### WORK TO BE COMPLETED
Your task is to repeat only the lines from the one with "Write the D3.js code for this chart." through the one with "const majorTicks = [0, 1, 2, 3, 4, 5];", exactly as they stand, both ends included.

==*==

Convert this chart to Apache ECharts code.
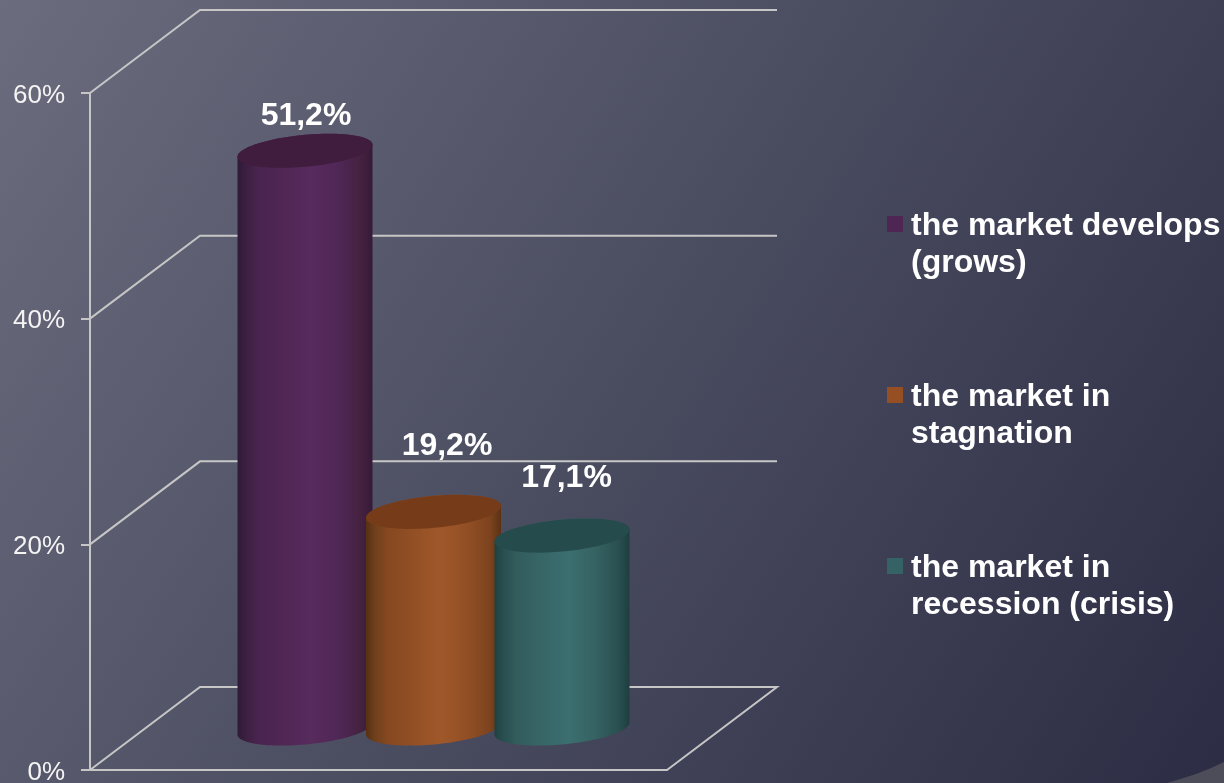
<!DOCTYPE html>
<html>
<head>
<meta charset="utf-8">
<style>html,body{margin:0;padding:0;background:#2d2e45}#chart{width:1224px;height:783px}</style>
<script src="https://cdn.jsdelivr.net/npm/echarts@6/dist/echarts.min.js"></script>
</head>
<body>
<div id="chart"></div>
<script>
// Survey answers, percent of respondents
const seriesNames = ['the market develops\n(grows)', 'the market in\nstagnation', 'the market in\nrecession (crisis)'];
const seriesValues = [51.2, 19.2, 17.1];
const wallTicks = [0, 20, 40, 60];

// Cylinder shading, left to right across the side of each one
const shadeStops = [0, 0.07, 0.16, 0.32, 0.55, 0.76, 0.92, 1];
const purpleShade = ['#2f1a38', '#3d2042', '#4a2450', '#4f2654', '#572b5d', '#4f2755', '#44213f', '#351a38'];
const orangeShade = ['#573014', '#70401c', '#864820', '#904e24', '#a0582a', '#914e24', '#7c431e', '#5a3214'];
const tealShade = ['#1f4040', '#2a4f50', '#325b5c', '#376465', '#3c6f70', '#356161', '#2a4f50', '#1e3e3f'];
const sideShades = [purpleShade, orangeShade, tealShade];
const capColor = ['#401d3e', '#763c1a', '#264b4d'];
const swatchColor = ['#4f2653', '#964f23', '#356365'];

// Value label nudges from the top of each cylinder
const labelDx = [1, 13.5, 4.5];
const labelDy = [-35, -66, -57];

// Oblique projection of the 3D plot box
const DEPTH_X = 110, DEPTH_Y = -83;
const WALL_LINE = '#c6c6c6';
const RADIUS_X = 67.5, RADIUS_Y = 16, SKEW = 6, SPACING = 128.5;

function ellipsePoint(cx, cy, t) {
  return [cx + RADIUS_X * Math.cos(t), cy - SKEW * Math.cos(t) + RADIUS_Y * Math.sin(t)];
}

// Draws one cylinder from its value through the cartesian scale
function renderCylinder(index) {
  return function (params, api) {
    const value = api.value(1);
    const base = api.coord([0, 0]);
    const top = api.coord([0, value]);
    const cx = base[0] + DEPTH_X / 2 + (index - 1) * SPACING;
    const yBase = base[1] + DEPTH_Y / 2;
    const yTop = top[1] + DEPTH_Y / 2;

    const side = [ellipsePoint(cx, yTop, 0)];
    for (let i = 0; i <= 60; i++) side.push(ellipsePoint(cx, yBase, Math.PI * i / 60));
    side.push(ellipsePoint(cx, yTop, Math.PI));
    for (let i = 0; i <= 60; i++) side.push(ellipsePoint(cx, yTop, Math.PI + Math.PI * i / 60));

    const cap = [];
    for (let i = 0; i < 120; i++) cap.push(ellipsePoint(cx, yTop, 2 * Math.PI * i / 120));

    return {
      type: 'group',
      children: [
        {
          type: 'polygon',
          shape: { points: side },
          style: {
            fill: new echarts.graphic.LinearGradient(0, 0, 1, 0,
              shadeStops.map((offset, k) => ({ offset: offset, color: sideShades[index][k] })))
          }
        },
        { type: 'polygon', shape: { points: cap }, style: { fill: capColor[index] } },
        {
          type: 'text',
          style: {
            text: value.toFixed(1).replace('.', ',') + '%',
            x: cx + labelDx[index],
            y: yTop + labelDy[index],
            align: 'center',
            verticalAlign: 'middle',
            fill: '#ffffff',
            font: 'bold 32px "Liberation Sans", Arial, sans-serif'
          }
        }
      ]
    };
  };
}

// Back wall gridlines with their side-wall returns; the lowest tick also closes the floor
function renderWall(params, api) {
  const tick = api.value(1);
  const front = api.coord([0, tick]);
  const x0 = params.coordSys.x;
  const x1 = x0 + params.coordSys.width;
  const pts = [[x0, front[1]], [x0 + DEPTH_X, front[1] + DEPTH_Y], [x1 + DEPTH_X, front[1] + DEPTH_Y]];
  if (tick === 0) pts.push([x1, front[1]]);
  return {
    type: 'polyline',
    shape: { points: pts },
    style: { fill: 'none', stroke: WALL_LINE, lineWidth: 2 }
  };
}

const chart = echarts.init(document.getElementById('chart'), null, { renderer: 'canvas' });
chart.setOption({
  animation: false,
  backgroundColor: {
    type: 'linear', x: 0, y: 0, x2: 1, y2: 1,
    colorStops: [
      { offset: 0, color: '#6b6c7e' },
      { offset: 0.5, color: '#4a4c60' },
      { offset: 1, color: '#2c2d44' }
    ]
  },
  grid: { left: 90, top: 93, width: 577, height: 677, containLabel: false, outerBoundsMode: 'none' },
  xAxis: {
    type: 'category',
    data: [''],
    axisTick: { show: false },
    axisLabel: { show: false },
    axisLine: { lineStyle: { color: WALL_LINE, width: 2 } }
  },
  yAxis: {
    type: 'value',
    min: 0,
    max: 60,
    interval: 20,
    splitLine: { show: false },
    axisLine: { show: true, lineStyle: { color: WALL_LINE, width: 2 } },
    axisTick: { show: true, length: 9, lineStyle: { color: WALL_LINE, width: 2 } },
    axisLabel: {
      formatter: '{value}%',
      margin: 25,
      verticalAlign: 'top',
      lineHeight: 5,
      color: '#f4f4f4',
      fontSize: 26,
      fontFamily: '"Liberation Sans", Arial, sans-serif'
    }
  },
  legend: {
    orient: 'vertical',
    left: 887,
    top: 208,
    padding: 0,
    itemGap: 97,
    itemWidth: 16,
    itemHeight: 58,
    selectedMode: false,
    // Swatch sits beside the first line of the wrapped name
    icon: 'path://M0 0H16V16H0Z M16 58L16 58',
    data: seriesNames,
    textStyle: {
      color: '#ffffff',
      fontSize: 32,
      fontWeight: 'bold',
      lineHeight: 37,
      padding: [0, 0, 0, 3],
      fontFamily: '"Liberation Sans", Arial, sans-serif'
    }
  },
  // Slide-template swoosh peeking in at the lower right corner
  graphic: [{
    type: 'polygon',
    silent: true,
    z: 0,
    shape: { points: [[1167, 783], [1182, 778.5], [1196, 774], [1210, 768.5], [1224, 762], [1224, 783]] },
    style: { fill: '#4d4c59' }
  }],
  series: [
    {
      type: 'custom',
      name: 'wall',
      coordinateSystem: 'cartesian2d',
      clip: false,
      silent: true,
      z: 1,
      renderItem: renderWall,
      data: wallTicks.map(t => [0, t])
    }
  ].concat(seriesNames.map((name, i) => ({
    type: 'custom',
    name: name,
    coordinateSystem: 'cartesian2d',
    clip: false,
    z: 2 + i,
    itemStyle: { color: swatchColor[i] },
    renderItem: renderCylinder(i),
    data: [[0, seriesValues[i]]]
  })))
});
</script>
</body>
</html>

==*==

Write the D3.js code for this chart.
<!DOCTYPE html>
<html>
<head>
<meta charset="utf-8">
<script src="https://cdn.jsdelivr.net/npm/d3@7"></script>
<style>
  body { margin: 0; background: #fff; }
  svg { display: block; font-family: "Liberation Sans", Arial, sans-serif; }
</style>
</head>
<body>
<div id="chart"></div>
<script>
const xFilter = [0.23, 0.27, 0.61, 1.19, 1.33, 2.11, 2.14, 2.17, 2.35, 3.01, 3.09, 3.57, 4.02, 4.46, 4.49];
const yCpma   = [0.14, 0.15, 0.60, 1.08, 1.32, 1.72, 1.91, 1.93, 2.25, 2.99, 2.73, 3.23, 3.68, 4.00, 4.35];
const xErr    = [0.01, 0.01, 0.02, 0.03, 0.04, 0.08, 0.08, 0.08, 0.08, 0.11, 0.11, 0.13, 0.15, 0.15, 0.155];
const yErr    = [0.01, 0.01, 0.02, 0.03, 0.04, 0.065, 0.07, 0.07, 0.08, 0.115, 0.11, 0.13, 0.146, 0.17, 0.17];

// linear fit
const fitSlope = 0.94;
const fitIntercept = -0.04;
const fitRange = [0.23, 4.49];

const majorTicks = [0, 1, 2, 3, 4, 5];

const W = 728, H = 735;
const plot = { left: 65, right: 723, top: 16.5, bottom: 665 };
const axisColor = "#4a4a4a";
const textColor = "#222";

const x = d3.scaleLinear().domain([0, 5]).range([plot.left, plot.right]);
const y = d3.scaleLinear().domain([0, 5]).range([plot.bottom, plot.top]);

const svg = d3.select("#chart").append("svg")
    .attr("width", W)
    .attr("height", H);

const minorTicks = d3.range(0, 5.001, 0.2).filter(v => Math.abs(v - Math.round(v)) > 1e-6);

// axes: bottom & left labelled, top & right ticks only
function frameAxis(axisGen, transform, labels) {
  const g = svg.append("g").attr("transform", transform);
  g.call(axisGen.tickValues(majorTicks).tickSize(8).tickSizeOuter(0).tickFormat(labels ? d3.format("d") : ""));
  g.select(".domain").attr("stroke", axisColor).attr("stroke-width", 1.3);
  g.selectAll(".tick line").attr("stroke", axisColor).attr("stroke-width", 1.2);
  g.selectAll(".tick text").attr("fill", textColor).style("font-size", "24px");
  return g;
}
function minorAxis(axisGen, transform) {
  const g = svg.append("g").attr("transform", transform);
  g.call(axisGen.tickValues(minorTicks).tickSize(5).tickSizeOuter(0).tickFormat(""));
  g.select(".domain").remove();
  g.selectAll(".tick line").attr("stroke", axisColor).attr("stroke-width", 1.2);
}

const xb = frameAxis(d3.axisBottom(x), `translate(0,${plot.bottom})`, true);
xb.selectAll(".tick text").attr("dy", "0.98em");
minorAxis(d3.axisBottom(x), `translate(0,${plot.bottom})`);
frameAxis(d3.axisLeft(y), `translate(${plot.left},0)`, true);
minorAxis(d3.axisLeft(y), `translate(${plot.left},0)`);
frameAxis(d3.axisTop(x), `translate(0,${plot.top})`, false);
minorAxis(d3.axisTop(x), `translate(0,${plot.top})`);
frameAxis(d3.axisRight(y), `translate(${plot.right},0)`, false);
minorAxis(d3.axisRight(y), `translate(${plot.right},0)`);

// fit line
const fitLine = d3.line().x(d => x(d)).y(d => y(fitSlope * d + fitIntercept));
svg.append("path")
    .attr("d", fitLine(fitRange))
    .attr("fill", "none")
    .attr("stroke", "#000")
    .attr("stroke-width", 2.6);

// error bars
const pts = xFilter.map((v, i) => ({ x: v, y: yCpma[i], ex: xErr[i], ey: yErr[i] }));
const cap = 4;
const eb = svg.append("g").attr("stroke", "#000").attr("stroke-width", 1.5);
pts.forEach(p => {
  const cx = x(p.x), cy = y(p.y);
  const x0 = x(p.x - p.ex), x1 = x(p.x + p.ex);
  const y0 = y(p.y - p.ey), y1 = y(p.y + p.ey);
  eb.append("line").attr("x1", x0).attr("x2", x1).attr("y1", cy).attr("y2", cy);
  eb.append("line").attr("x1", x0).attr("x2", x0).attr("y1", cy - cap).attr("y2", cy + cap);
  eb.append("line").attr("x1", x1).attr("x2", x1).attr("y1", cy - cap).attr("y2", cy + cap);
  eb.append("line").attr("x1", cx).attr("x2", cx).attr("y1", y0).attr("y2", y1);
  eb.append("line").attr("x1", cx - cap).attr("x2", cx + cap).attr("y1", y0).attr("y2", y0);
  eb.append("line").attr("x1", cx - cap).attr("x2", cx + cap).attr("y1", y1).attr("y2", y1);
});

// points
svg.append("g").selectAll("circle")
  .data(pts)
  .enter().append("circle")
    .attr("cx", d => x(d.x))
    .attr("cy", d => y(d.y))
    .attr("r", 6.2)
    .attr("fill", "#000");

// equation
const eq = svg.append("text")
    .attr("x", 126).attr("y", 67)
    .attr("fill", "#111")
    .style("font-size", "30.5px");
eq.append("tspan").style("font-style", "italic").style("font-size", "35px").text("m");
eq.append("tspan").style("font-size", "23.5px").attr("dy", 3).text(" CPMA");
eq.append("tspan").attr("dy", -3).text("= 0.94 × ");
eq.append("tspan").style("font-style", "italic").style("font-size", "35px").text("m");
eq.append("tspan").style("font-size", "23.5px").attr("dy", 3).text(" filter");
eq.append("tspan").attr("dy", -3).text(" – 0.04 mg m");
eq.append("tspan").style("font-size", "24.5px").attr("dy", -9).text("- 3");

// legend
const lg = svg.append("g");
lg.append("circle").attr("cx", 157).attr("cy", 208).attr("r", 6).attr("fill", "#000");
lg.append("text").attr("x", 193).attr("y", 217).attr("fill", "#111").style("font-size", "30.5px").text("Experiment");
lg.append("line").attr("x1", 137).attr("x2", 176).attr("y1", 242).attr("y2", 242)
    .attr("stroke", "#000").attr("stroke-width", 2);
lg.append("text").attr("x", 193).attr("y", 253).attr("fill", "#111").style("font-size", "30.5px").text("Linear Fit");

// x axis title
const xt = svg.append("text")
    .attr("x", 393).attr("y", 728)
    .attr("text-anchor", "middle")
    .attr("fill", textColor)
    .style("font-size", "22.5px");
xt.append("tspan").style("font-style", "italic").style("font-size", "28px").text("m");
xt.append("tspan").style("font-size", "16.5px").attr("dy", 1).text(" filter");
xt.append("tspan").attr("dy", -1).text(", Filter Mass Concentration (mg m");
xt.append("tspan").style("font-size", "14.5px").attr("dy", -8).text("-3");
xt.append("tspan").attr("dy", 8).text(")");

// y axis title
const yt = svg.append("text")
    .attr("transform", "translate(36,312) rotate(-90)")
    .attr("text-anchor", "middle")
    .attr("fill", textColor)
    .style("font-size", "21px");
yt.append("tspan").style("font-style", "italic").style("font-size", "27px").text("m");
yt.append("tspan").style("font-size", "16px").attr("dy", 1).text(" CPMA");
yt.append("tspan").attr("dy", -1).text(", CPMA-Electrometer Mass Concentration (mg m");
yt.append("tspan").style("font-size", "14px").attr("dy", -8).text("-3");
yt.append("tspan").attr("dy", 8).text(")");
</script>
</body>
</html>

==*==

### RIGHT ANSWER
Write the D3.js code for this chart.
<!DOCTYPE html>
<html>
<head>
<meta charset="utf-8">
<script src="https://cdn.jsdelivr.net/npm/d3@7"></script>
<style>
  body { margin: 0; background: #fff; }
  svg { display: block; font-family: "Liberation Sans", Arial, sans-serif; }
</style>
</head>
<body>
<div id="chart"></div>
<script>
const xFilter = [0.23, 0.27, 0.61, 1.19, 1.33, 2.11, 2.14, 2.17, 2.35, 3.01, 3.09, 3.57, 4.02, 4.46, 4.49];
const yCpma   = [0.14, 0.15, 0.60, 1.08, 1.32, 1.72, 1.91, 1.93, 2.25, 2.99, 2.73, 3.23, 3.68, 4.00, 4.35];
const xErr    = [0.01, 0.01, 0.02, 0.03, 0.04, 0.08, 0.08, 0.08, 0.08, 0.11, 0.11, 0.13, 0.15, 0.15, 0.155];
const yErr    = [0.01, 0.01, 0.02, 0.03, 0.04, 0.065, 0.07, 0.07, 0.08, 0.115, 0.11, 0.13, 0.146, 0.17, 0.17];

// linear fit
const fitSlope = 0.94;
const fitIntercept = -0.04;
const fitRange = [0.23, 4.49];

const majorTicks = [0, 1, 2, 3, 4, 5];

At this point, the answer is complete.